Monday, November 29, 2010

Robot Rally Monday!

Wow, what a day.  Folks, I lose more and more confidence in the stock market with each trading session.  Stocks rallied hard in the afternoon after plunging this morning as the European debt crisis continues to unravel.

I was really surprised by the late day stock market rally.  The only plausible reason the  market rallied this afternoon was a result of more cheap POMO money from the Fed. 

Let's take a look at today's tape of the S&P futures.  I wanted to use the ES today because I want to discuss the volumes seen at the bottom of the chart:

My Take:

Personally, I don't believe today's pump was mainly POMO related.  In fact, recent POMO's suggest that POMO is starting to lose it's MOJO as the Fed's cheap funny money liquidity becomes overwhelmed by scared market sellers who see Europe on the brink of a catastrophe.

The problem we have today is the market becomes much easier to manipulate when the volumes are anemic and dominated by trading robots.  The lack of participation from the public due to a lack of confidence in the markets has made them very vulnerable to the volatile price action like we saw today.

Let's get real here:  There was no real fundemental reason for the market to rally.  The European markets closed at their lows.  The debt crisis continues to spiral out of control.

One might suggest that today's rally was a result of money moving out of Europe and into the US.  Perhaps, but the move higher wouldn't have been so violent and late in the day.  The European markets were closed by the time the rally started.

IMO, this afternoon's move higher has trading algo manipulation written all over it because it was so fast and violent.  The way I see it, once the buying got started, it triggered a series of buy orders by the robots who are all basically programmed to look for the same price action.

Once the S&P recovered to a specific level they began selling and taking profits.  This is proven by the huge spikes in volume at the end of the day.  Scroll back up and take a look at the bottom of the ES chart at both the beginning of the afternoon rally and then look at the ensuing spike right before the market closed as the robots took profits.

The volume was non existant after the intitial sell off for the whole day until the violent reversal.  Why did everyone start buying and then later selling the market all at once within minutes of each other? 

If this were individual human investing you would never see such coordinated buying and selling at the same time like this.   You would see a more slow and steady increase in volume as traders started sniffing out a rally.  These violent moves prove to me that this whole market is nothing but a computer generated sham.

Seeing any rally following what happened in Europe today is ridiculous from a fundamental standpoint:

The 10 year Spanish bond remains in a virtual free fall as the bond market continues to sell off their debt in an attempt to force the EU's to play it's hand when it comes to a Spanish bailout:

I don't see this sell off ending anytime soon until Spain and Portugal are dealt with by the EU,IMF, or the ECB.  The problem of course is Spain.  If they go down we are all in deep trouble.  Their economy is larger than Greece, Portugal, and Ireland COMBINED.

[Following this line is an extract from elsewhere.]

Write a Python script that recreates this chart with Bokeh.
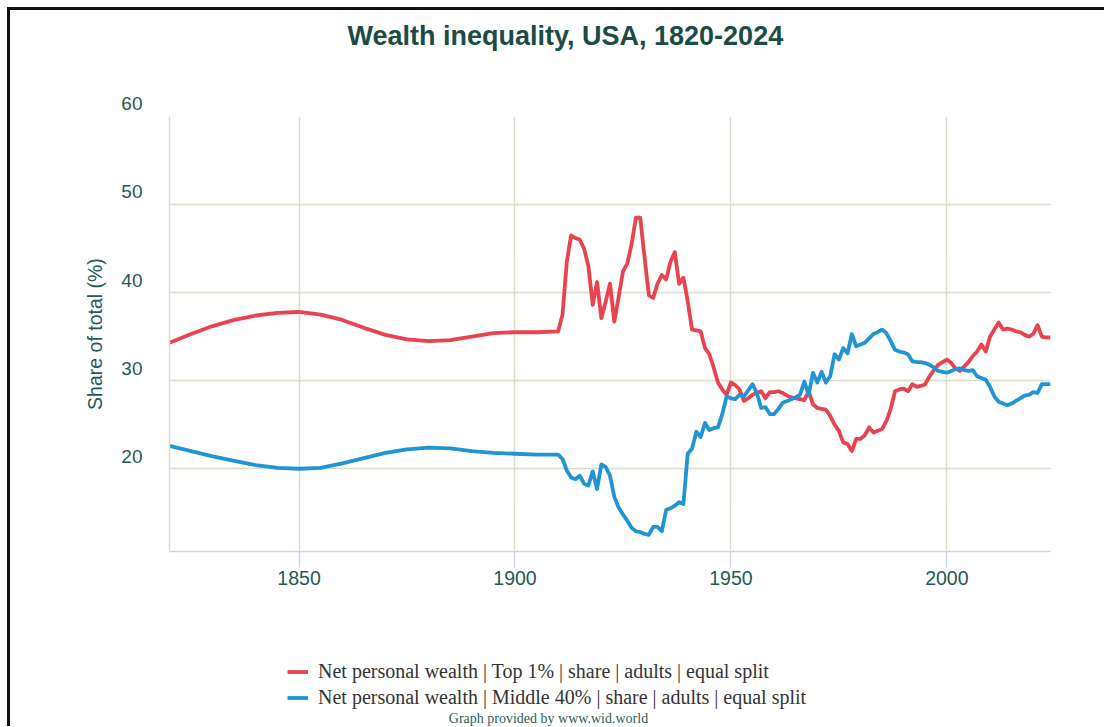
from bokeh.plotting import figure
from bokeh.layouts import column
from bokeh.models import Range1d, FixedTicker, Legend, LegendItem, Title, Label
from bokeh.embed import file_html
from bokeh.resources import INLINE

# ---------------- data ----------------
years_early = [1820, 1825, 1830, 1835, 1840, 1845, 1850, 1855, 1860, 1865,
               1870, 1875, 1880, 1885, 1890, 1895, 1900, 1905]
top1_early = [34.3, 35.3, 36.2, 36.9, 37.4, 37.7, 37.8, 37.5, 36.9, 36.0,
              35.2, 34.7, 34.5, 34.6, 35.0, 35.4, 35.5, 35.5]
mid40_early = [22.6, 22.0, 21.4, 20.9, 20.4, 20.1, 20.0, 20.1, 20.6, 21.2,
               21.8, 22.2, 22.4, 22.3, 22.0, 21.8, 21.7, 21.6]

years_late = list(range(1910, 2025))
top1_late = [
    35.6, 37.5, 43.5, 46.5, 46.2, 46.0, 45.0, 43.0, 38.6, 41.2,   # 1910-1919
    37.1, 39.0, 41.0, 36.7, 39.5, 42.4, 43.3, 45.5, 48.5, 48.5,   # 1920-1929
    44.0, 39.7, 39.4, 41.0, 42.0, 41.5, 43.5, 44.6, 41.0, 41.7,   # 1930-1939
    39.0, 35.8, 35.7, 35.6, 33.7, 33.0, 31.5, 29.8, 29.0, 28.4,   # 1940-1949
    29.8, 29.5, 29.0, 27.7, 28.0, 28.4, 28.6, 28.8, 28.0, 28.7,   # 1950-1959
    28.7, 28.8, 28.6, 28.3, 28.1, 28.0, 27.9, 27.8, 28.8, 27.3,   # 1960-1969
    26.9, 26.8, 26.7, 26.0, 25.0, 24.3, 23.0, 22.8, 22.0, 23.4,   # 1970-1979
    23.4, 23.8, 24.7, 24.1, 24.3, 24.5, 25.4, 26.8, 28.8, 29.0,   # 1980-1989
    29.1, 28.8, 29.6, 29.3, 29.4, 29.6, 30.5, 31.2, 31.8, 32.1,   # 1990-1999
    32.4, 32.0, 31.4, 31.1, 31.6, 32.1, 32.8, 33.3, 34.1, 33.3,   # 2000-2009
    35.0, 35.8, 36.6, 35.8, 35.9, 35.8, 35.6, 35.5, 35.2, 35.0,   # 2010-2019
    35.3, 36.3, 35.0, 34.9, 34.9,                                 # 2020-2024
]
mid40_late = [
    21.6, 21.1, 19.8, 19.0, 18.8, 19.2, 18.3, 18.1, 19.7, 17.7,   # 1910-1919
    20.5, 20.2, 19.2, 16.8, 15.6, 14.8, 14.1, 13.3, 12.9, 12.8,   # 1920-1929
    12.6, 12.5, 13.4, 13.4, 12.9, 15.3, 15.5, 15.8, 16.2, 16.0,   # 1930-1939
    21.7, 22.3, 24.2, 23.6, 25.2, 24.4, 24.6, 24.7, 26.2, 28.2,   # 1940-1949
    28.0, 27.9, 28.4, 28.2, 28.9, 29.6, 28.6, 26.9, 27.0, 26.2,   # 1950-1959
    26.2, 26.8, 27.5, 27.7, 27.9, 28.1, 28.4, 29.9, 28.4, 30.9,   # 1960-1969
    29.8, 31.0, 29.8, 30.5, 33.0, 32.4, 33.7, 33.1, 35.3, 33.9,   # 1970-1979
    34.1, 34.3, 34.8, 35.3, 35.5, 35.8, 35.4, 34.5, 33.5, 33.3,   # 1980-1989
    33.2, 33.0, 32.2, 32.1, 32.1, 32.0, 31.8, 31.5, 31.1, 31.0,   # 1990-1999
    30.9, 31.1, 31.3, 31.4, 31.2, 31.1, 31.2, 30.5, 30.3, 30.1,   # 2000-2009
    29.3, 28.2, 27.6, 27.4, 27.2, 27.4, 27.7, 28.0, 28.3, 28.4,   # 2010-2019
    28.7, 28.6, 29.6, 29.6, 29.6,                                 # 2020-2024
]

years = years_early + years_late
top1_share = top1_early + top1_late
middle40_share = mid40_early + mid40_late

x_ticks = [1850, 1900, 1950, 2000]
y_ticks = [20, 30, 40, 50, 60]
y_tick_labels = ["20", "30", "40", "50", "60"]

title_text = "Wealth inequality, USA, 1820-2024"
y_label = "Share of total (%)"
series_names = [
    "Net personal wealth | Top 1% | share | adults | equal split",
    "Net personal wealth | Middle 40% | share | adults | equal split",
]
credit_text = "Graph provided by www.wid.world"

# ---------------- style ----------------
RED = "#e8434f"
BLUE = "#2094d4"
GRID = "#dcdccc"
AXIS_BLUE = "#ccd6eb"
TEAL = "#255a54"
TITLE_COL = "#1c4b45"
SANS = "Liberation Sans"
SERIF = "Liberation Serif"
LW = 3.8

# ---------------- main chart ----------------
p = figure(width=1094, height=591, output_backend="svg", toolbar_location=None,
           x_range=Range1d(1820, 2024), y_range=Range1d(10.6, 60),
           min_border_left=159, min_border_right=54, min_border_top=106,
           min_border_bottom=50, title=None)
p.outline_line_color = None
p.background_fill_color = "white"
p.border_fill_color = "white"

p.line(years, top1_share, line_color=RED, line_width=LW, line_join="round")
p.line(years, middle40_share, line_color=BLUE, line_width=LW, line_join="round")

# x axis
xa = p.xaxis[0]
xa.ticker = FixedTicker(ticks=x_ticks)
xa.axis_line_color = AXIS_BLUE
xa.axis_line_width = 1.5
xa.major_tick_line_color = AXIS_BLUE
xa.major_tick_line_width = 1.5
xa.major_tick_out = 16
xa.major_tick_in = 0
xa.minor_tick_line_color = None
xa.major_label_text_font = SANS
xa.major_label_text_font_size = "19.5px"
xa.major_label_text_color = TEAL
xa.major_label_standoff = 3

# y axis (labels sit just above their grid lines)
ya = p.yaxis[0]
ya.ticker = FixedTicker(ticks=y_ticks)
ya.major_label_overrides = {t: lab + "\n " for t, lab in zip(y_ticks, y_tick_labels)}
ya.axis_line_color = GRID
ya.axis_line_width = 1.5
ya.major_tick_line_color = None
ya.major_tick_out = 0
ya.major_tick_in = 0
ya.minor_tick_line_color = None
ya.major_label_text_font = SANS
ya.major_label_text_font_size = "19px"
ya.major_label_text_color = TEAL
ya.major_label_standoff = 27
ya.axis_label = y_label
ya.axis_label_text_font = SANS
ya.axis_label_text_font_style = "normal"
ya.axis_label_text_font_size = "19.5px"
ya.axis_label_text_color = TEAL
ya.axis_label_standoff = 12

# grids
p.xgrid.ticker = FixedTicker(ticks=x_ticks)
p.ygrid.ticker = FixedTicker(ticks=y_ticks)
p.xgrid.grid_line_color = GRID
p.ygrid.grid_line_color = GRID
p.xgrid.grid_line_width = 1.5
p.ygrid.grid_line_width = 1.5

# title (two blank lines beneath lift it away from the plot area)
p.add_layout(Title(text=title_text + "\n \n ", align="left", offset=178, standoff=12,
                   text_font=SANS, text_font_size="27px", text_font_style="bold",
                   text_color=TITLE_COL), "above")

# ---------------- legend strip (frame aligned with the chart's frame) ----------------
q = figure(width=1094, height=125, output_backend="svg", toolbar_location=None,
           x_range=Range1d(0, 1), y_range=Range1d(0, 1),
           x_axis_location=None, y_axis_location=None,
           min_border=0, title=None)
q.outline_line_color = None
q.grid.visible = False
q.background_fill_color = "white"
q.border_fill_color = "white"

# legend keys: same series, styled like the chart lines (outside this strip's ranges)
k1 = q.line(years, top1_share, line_color=RED, line_width=LW)
k2 = q.line(years, middle40_share, line_color=BLUE, line_width=LW)

legend = Legend(items=[LegendItem(label=series_names[0], renderers=[k1]),
                       LegendItem(label=series_names[1], renderers=[k2])],
                location=(118, 17.5), orientation="vertical",
                label_text_font=SERIF, label_text_font_size="20px",
                label_text_color="#333333", glyph_width=21, glyph_height=23,
                label_height=23, spacing=3, padding=0, margin=0,
                label_standoff=10, border_line_color=None,
                background_fill_alpha=0)
q.add_layout(legend)

q.add_layout(Label(x=379, y=8, x_units="screen", y_units="screen", text=credit_text,
                   text_align="center", text_baseline="middle", text_font=SERIF,
                   text_font_size="14px", text_color="#2e5e58"))

page = column(p, q, spacing=0,
              styles={"margin-left": "7px", "margin-top": "7px",
                      "border-left": "3px solid #111111",
                      "border-top": "3px solid #111111"})

open("out.html", "w").write(file_html(page, INLINE))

Good luck backstopping that!

Here is something else that is beginning to worry me.  Below is a chart of oil prices:

One must ask themselves why oil is surging as the dollar continues to strengthen?  We all saw what happened to the consumer in 2008 when oil started getting up close to $100.

Gas was once again over $3 a gallon when I filled up today.   Oil might become the Grinch that stole Christmas if this trend continues.

The Bottom Line

The market continues to become more and more erratic.  I have zero confidence in what is going on at this point.  All of the POMO funny money and zero interest rates have turned the markets into a chaotic mess.

Europe is an absolute disaster.  Keep in mind that Ireland has to get their budget approved next week by the countries Parliament.  You can be assured that there will be angry masses that will attempt to get this bailout blocked.

The Irish realize that this is a bailout for the bankers and not Ireland that they are being forced to pay for.  The Irish have a history of violence when they feel they are getting screwed. Stay tuned on this one.

Keep an eye on Spain and Portugal the rest of the week.  The way I see it, the Irish bailout will settle things for days or perhaps a few weeks before the rest of the PIIGS have to be addressed.

I'll end this with an excellent video that discusses this very topic:


ManHands said...

"The way I see it, once the buying got started, it triggered a series of buy orders by the robots who are all basically programmed to look for the same price action."

Im telling ya - just like the flash crash we had in june, we very easily could have a flash spike. Neither one is real so long as the robots are in charge!

Jeff said...


I agree.

I just can't touch a market that trades like this to any large extent.